Start at the line where "Generate a Python" appears and end at the line where "16, 18, 20]" appears; repeat those lines exactly, both ends included, leaving pictures behind.

══════════════════════════════

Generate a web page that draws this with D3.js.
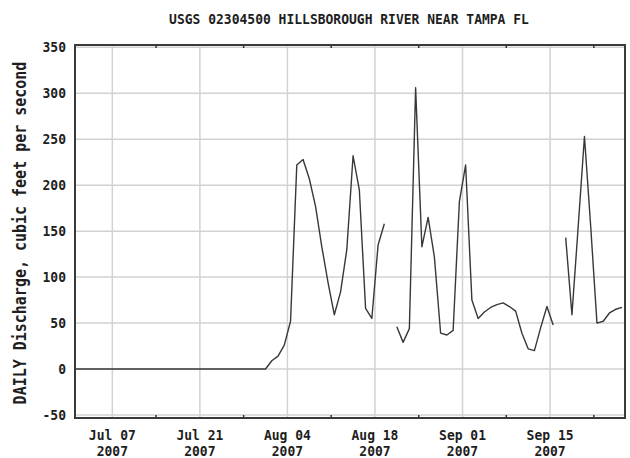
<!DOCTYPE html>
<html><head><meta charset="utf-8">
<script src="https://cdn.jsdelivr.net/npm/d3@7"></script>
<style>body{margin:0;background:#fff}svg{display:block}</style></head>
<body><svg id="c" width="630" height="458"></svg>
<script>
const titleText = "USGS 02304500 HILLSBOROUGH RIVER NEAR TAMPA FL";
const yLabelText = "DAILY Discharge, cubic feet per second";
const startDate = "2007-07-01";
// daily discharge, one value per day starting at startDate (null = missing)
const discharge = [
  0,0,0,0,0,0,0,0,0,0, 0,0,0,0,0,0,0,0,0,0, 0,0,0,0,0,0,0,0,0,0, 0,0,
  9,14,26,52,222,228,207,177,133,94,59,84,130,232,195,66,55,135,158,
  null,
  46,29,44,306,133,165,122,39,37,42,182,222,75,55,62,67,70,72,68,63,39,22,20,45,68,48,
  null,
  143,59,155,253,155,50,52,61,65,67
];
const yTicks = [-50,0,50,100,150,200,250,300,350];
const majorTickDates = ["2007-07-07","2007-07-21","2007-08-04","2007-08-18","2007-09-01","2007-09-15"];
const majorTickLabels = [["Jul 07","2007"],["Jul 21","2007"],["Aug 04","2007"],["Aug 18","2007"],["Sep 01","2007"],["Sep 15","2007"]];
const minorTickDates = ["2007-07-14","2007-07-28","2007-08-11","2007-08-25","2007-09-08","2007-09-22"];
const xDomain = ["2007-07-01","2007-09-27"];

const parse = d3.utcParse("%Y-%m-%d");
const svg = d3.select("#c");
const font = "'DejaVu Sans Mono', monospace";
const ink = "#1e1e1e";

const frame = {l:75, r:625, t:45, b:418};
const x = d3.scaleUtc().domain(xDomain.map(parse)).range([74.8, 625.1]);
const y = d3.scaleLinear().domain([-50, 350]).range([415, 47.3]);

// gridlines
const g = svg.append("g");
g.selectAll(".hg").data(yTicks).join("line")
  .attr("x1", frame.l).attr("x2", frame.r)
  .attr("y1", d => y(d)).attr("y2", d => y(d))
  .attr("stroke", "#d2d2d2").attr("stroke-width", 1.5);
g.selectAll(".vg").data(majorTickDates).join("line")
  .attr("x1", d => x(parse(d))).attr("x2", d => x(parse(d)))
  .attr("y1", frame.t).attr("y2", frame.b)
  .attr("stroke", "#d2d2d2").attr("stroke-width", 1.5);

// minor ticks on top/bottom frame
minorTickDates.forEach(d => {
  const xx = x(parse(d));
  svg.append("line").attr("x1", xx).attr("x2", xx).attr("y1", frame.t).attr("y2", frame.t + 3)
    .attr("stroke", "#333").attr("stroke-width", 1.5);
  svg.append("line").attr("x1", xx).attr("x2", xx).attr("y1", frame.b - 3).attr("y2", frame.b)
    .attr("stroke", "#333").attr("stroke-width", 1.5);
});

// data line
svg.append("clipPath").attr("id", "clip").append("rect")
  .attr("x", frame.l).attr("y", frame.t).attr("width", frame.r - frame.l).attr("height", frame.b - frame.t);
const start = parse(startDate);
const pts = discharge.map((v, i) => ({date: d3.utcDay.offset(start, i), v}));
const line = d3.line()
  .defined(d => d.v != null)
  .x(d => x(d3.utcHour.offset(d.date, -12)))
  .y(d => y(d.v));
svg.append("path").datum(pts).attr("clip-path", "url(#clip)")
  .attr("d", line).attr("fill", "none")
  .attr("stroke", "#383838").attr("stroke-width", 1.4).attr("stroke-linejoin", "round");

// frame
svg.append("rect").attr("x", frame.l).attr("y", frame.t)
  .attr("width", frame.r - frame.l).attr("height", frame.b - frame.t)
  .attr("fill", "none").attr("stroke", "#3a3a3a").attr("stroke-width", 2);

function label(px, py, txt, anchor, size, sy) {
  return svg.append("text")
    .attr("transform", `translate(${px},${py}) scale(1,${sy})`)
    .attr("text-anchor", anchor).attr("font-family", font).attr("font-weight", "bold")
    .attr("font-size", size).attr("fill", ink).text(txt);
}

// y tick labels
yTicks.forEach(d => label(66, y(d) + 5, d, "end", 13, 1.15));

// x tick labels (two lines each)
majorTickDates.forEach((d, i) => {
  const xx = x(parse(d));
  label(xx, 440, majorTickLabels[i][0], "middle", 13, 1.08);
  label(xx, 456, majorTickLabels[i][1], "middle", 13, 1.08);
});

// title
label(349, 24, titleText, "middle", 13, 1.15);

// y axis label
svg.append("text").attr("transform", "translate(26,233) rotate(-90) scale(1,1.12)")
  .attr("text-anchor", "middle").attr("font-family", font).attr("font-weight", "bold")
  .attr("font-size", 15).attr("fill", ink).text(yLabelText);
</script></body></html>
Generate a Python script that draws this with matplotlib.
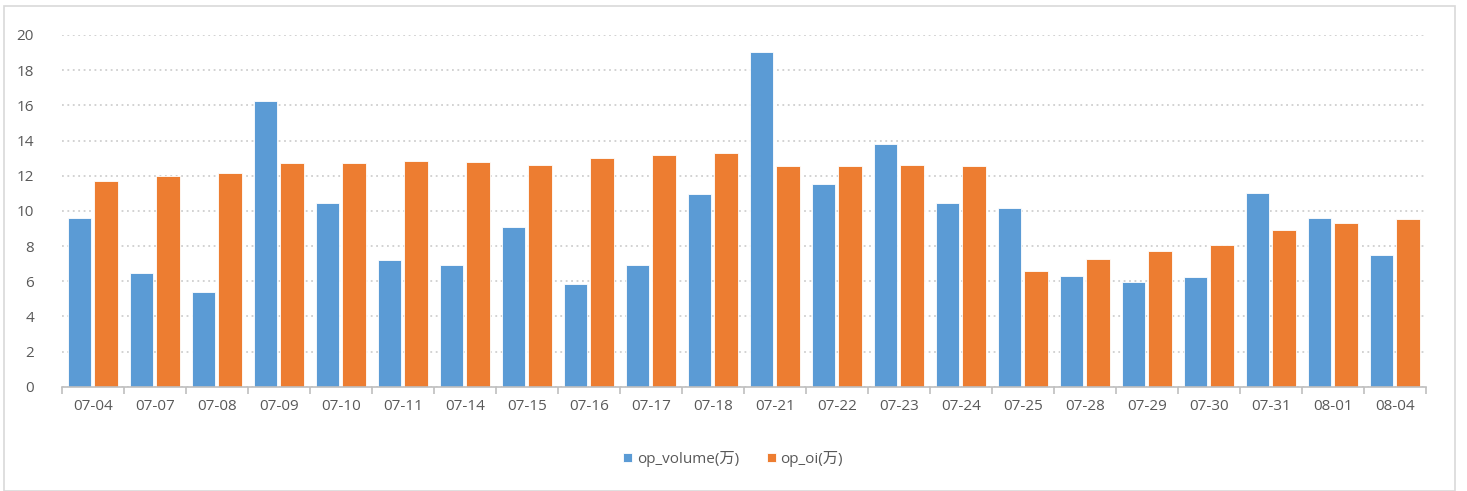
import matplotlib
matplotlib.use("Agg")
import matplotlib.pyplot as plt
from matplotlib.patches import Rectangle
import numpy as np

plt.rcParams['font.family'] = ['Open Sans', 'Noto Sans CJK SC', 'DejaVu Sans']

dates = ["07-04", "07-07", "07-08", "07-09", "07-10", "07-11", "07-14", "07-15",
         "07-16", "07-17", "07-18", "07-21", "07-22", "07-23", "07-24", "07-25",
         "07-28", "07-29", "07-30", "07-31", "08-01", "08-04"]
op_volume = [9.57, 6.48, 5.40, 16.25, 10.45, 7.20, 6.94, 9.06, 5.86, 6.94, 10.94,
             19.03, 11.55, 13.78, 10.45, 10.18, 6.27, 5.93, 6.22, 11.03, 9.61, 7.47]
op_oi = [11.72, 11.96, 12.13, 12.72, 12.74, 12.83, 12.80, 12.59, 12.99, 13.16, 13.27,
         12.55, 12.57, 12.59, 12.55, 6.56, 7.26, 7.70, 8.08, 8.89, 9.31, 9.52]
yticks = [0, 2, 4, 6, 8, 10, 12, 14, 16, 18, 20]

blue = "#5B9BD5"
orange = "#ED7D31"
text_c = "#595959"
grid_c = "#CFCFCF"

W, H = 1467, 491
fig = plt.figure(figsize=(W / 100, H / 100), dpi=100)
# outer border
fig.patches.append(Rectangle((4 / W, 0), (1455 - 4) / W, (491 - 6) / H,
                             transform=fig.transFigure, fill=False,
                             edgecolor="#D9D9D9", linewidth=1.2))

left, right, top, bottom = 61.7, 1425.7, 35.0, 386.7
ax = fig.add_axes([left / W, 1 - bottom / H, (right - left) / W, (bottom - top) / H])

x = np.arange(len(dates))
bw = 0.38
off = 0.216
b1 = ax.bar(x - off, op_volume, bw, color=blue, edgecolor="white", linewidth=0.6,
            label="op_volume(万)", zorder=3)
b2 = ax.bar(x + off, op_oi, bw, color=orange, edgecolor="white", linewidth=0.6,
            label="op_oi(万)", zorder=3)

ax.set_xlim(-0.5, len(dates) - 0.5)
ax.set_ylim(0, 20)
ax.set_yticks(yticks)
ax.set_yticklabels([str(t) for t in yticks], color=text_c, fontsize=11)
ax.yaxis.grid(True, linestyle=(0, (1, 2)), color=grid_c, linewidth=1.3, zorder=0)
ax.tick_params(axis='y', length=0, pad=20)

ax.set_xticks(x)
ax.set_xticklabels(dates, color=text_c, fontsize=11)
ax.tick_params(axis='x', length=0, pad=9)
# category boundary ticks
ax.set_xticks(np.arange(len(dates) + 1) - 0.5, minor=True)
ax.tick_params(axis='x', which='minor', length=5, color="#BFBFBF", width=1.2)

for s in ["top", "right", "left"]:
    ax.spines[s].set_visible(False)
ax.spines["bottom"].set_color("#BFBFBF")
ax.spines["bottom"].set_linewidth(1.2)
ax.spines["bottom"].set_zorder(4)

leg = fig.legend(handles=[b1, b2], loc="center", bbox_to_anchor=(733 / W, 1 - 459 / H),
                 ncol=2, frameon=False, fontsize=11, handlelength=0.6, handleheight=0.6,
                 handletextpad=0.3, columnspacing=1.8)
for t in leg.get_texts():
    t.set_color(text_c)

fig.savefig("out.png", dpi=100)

══════════════════════════════

### [The output]
Generate a Python script that draws this with matplotlib.
import matplotlib
matplotlib.use("Agg")
import matplotlib.pyplot as plt
from matplotlib.patches import Rectangle
import numpy as np

plt.rcParams['font.family'] = ['Open Sans', 'Noto Sans CJK SC', 'DejaVu Sans']

dates = ["07-04", "07-07", "07-08", "07-09", "07-10", "07-11", "07-14", "07-15",
         "07-16", "07-17", "07-18", "07-21", "07-22", "07-23", "07-24", "07-25",
         "07-28", "07-29", "07-30", "07-31", "08-01", "08-04"]
op_volume = [9.57, 6.48, 5.40, 16.25, 10.45, 7.20, 6.94, 9.06, 5.86, 6.94, 10.94,
             19.03, 11.55, 13.78, 10.45, 10.18, 6.27, 5.93, 6.22, 11.03, 9.61, 7.47]
op_oi = [11.72, 11.96, 12.13, 12.72, 12.74, 12.83, 12.80, 12.59, 12.99, 13.16, 13.27,
         12.55, 12.57, 12.59, 12.55, 6.56, 7.26, 7.70, 8.08, 8.89, 9.31, 9.52]
yticks = [0, 2, 4, 6, 8, 10, 12, 14, 16, 18, 20]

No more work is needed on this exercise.